The First Vampire Film

There were over 25 movies produced during the silent era with the word vampire in the title, as a result many writers and researchers assumed, incorrectly that all these films were about vampires. Case in point, Vampire of the Coast (1909) is credited by many sources as being the first vampire movie; however, this was not a vampire movie at all, at least not in the conventional sense of the word. The Olean Evening Times of April 1909 gave a brief description of Vampire of the Coast. -  “Outlaws cause wreck of ship on rock-bound coast. An unusual elopement of pretty girl adds to the entertainment."
            What causes the confusion with this film and many others like it, is the fact that there is little or no information about many these early “vampire films” other than their title and an approximate release dates. Many people assume that because the word vampire is in the title, the film must be about vampires. The word vampire did not always mean a blood sucking undead fiend; it was sometimes used to describe a villain or an unsavory character.

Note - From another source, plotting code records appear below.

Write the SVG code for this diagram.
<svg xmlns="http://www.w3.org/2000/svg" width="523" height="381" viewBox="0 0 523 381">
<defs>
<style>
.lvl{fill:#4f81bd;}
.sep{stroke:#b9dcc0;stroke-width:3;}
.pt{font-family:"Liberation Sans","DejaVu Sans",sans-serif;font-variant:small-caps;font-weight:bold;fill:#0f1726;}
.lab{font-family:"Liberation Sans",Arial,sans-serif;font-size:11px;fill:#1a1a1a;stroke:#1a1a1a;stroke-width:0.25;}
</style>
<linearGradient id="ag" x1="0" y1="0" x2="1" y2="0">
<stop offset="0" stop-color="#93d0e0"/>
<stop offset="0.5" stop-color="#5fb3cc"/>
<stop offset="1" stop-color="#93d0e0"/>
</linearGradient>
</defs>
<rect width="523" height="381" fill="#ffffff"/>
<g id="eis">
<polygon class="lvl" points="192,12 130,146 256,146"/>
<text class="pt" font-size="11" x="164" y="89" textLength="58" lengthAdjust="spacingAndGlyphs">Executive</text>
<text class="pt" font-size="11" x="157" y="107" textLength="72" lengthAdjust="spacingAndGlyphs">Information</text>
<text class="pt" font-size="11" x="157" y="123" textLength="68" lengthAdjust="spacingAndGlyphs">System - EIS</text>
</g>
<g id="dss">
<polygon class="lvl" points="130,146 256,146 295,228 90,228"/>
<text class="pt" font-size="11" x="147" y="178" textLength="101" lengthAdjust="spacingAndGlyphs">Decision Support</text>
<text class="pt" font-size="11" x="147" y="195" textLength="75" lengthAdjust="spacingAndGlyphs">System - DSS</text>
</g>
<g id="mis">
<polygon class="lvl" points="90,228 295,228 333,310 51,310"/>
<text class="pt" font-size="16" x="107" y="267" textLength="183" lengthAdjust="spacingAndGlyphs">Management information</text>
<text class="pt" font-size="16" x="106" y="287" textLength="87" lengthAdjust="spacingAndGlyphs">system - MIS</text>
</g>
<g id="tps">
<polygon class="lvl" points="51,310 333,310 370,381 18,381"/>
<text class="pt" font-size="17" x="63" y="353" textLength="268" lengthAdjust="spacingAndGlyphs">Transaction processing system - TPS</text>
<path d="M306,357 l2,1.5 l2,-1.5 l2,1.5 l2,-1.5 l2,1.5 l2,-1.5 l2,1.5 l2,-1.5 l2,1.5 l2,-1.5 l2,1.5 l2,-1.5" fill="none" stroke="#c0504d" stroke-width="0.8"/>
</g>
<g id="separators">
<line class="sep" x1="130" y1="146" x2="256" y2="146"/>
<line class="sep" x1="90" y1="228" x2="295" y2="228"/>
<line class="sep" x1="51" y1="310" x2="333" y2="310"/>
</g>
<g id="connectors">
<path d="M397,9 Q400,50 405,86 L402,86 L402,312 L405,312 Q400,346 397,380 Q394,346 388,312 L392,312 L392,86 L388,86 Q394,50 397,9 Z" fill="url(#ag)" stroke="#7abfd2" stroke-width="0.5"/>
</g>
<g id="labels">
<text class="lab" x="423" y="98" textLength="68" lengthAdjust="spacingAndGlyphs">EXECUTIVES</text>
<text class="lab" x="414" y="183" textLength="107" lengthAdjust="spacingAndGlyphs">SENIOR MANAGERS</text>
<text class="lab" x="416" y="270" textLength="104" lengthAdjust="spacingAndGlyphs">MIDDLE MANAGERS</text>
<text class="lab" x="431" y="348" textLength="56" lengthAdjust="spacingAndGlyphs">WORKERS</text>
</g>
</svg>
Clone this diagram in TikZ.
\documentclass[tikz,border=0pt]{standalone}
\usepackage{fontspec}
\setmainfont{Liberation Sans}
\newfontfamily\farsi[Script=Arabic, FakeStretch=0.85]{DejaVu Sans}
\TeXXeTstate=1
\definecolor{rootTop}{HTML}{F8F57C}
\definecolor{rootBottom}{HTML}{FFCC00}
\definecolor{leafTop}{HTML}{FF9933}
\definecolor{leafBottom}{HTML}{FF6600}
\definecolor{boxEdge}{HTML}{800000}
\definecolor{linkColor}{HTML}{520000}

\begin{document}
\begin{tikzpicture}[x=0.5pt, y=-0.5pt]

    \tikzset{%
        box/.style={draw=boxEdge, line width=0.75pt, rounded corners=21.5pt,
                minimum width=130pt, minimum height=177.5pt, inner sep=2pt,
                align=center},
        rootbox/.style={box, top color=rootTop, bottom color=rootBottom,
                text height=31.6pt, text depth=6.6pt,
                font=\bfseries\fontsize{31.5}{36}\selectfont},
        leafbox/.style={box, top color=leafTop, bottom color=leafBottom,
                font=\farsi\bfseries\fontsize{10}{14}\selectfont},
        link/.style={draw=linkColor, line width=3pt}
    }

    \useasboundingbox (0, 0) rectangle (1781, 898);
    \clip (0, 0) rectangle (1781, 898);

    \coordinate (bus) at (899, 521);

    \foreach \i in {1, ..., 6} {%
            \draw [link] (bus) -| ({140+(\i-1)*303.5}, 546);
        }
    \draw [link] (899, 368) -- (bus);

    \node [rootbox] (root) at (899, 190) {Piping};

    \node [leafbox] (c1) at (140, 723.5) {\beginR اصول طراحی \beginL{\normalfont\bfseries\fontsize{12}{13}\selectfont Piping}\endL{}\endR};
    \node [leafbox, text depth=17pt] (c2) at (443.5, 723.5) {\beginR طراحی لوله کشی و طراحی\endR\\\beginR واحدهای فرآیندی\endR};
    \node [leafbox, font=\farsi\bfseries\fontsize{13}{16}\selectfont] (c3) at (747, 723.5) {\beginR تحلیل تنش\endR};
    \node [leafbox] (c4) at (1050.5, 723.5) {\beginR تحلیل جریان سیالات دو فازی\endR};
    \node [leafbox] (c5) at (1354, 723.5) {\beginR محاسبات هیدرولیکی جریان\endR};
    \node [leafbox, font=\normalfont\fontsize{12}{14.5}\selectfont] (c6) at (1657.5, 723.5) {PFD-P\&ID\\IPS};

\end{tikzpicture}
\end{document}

               “Vampire” or “vamp” was also a term commonly used in early Hollywood to describe a woman who uses her charms to seduce a man. The term was use in reference to several silent movie actresses and was used pretty much the same way we would use the word “Diva” today.  Theda Bara who was one of Hollywood’s earliest sex symbols was known for being the quintessential vamp.
 The use of  “vampire” or “vamp”  to describe a female fatale in the early 20th century is credited to Rudyard Kipling’s  poem “The Vampire  published  1897 . It is said that Kipling found his inspiration from a painting by Philip Burne-Jones  
Some of the most famous mistaken vampire movies besides Vampire of the Coast are:
In the Grip of the Vampire (1913) in this French film the vampire is figurative. A girl’s uncle attempts to erase her mind with drugs in order to get her inheritance.
The Vampire's Trail (1914) a short Drama directed by T. Hayes Hunter and Robert G. Vignola, starring Alice Joyce, Tom Moore, and Alice Hollister.  This film is a drama and has nothing to do with vampires.

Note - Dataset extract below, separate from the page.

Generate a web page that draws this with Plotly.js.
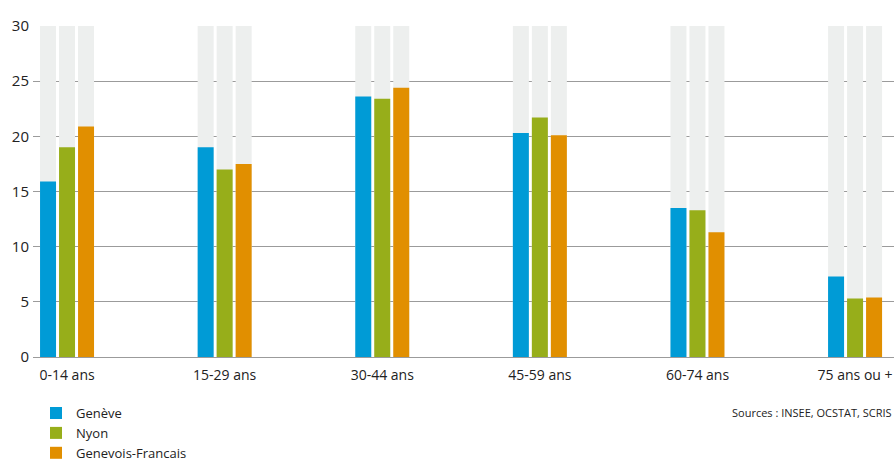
<!DOCTYPE html>
<html>
<head>
<meta charset="utf-8">
<script src="https://cdn.plot.ly/plotly-3.0.1.min.js"></script>
<style>html,body{margin:0;padding:0;background:#fff;}#chart{width:894px;height:461px;}</style>
</head>
<body>
<div id="chart"></div>
<script>
const categories = ["0-14 ans", "15-29 ans", "30-44 ans", "45-59 ans", "60-74 ans", "75 ans ou +"];
const geneve = [15.9, 19.0, 23.6, 20.3, 13.5, 7.3];
const nyon = [19.0, 17.0, 23.4, 21.7, 13.3, 5.3];
const genevoisFrancais = [20.9, 17.5, 24.4, 20.1, 11.3, 5.4];
const seriesNames = ["Genève", "Nyon", "Genevois-Francais"];
const scaleMax = 30;
const yTicks = [0, 5, 10, 15, 20, 25, 30];

const colors = ["#009BD6", "#97AE1A", "#E18F00"];
const bgColor = "#EDEFEE";
const barW = 0.1015;
const offsets = [-0.1713, -0.0508, 0.0698];
const series = [geneve, nyon, genevoisFrancais];
const bgValues = categories.map(() => scaleMax);

const traces = [];
series.forEach((vals, i) => {
  traces.push({
    type: "bar", x: categories, y: bgValues, width: barW, offset: offsets[i],
    marker: {color: bgColor}, showlegend: false, hoverinfo: "skip"
  });
});
series.forEach((vals, i) => {
  traces.push({
    type: "bar", name: seriesNames[i], x: categories, y: vals, width: barW, offset: offsets[i],
    marker: {color: colors[i]}
  });
});

const layout = {
  width: 894, height: 461,
  margin: {l: 33, r: 0, t: 26, b: 104, autoexpand: false},
  paper_bgcolor: "#fff", plot_bgcolor: "#fff",
  barmode: "overlay",
  font: {family: "Open Sans, sans-serif", size: 14, color: "#222"},
  xaxis: {
    type: "category", range: [-0.216, 5.247], showgrid: false, zeroline: false, showline: false,
    ticks: "", tickfont: {size: 14, color: "#222"}, ticklabelstandoff: 8, automargin: false
  },
  yaxis: {
    range: [0, scaleMax], tickvals: yTicks, showgrid: true, gridcolor: "#9B9B9B", gridwidth: 1,
    zeroline: true, zerolinecolor: "#9B9B9B", zerolinewidth: 1, showline: false, ticks: "",
    tickfont: {size: 15, color: "#222"}, ticklabelstandoff: 3, automargin: false
  },
  showlegend: true,
  legend: {
    orientation: "v", xref: "paper", yref: "paper", x: 0.0035, y: -0.124,
    xanchor: "left", yanchor: "top", font: {size: 13, color: "#222"}, bgcolor: "rgba(0,0,0,0)",
    traceorder: "normal", tracegroupgap: 0, borderwidth: 0
  },
  annotations: [{
    text: "Sources : INSEE, OCSTAT, SCRIS", xref: "paper", yref: "paper",
    x: 1, y: -0.169, xanchor: "right", yanchor: "middle", showarrow: false,
    font: {size: 11, color: "#222"}
  }]
};

Plotly.newPlot("chart", traces, layout, {displayModeBar: false, staticPlot: true});
</script>
</body>
</html>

Vampires of the Night (1914) a lost Italian film was not a horror film at all.  It is instead a drama about a condemned prisoner who writes to his wife to explain his situation. The wife, fearing that she will no longer be able to take care of her only child, hands the child over to her grandmother. The grandmother then takes the child to the home of a Duke and Duchess and steals their child in exchange.
The Devil's Daughter (1915) was an American drama, not a horror film in the least.  Directed by Frank Powell and starring the most famous vamp of them all, Theda Bara. This film is also considered to be lost.
The Devil's Daughter with the Queen of the Vamps, Theda Bara.
               So what was the first vampire movie ever made? A strong contender is a British film The Vampire (1913) in this film a native woman in India kills a hunter and when his friend shoots her, she turns into a snake woman and kills him as well. In Indian culture, vampires are allegedly able to turn into various animals, the snake is one animal form that is assumed quite often, particularly by female vampires. Unfortunately, The Vampire (1913) is a lost film, but it may very well be the very first vampire film.
               It’s also worth mentioning that Dracula’s Death(1921) or Drakula halála, written and directed by Károly Lajthay, was not the first Dracula film as some believe. Dracula’s Death (1921) a Hungarian film is not really about Dracula at all. This film depicts a woman’s frightening experiences after visiting an insane asylum where one of the inmates claims to be the famous Count Dracula.  She is then plagued by visions of the count and is unable to determine if the visions are real are simply nightmares. This film is currently believed to be lost.

Perhaps the most famous mistaken vampire movie of all is them London After Midnight (1927) directed by Todd Browning and starring Lon Chaney. In this film Chaney plays a Scotland Yard detective who disguises himself to look like a vampire in order to catch a murderer. As with many American films during this era the supernatural was explained away by logical means.  In this case Chaney is merely pretending to be a vampire, hence there is no real vampire in this movie. London After Midnight (1927) is perhaps the most sought after lost film, the last known copy was destroyed in a film vault fire in 1967.


  1. You can find another example of them using vampire as fem fatale in such newspaper articles as:

    This is from Chicago, IL, USA's The Day book., April 17, 1916

    This is from Chicago, IL, USA's The Day book., April 15, 1916

  2. Thanks for the information Rainbow Girl. I will be sure and take a look at these articles.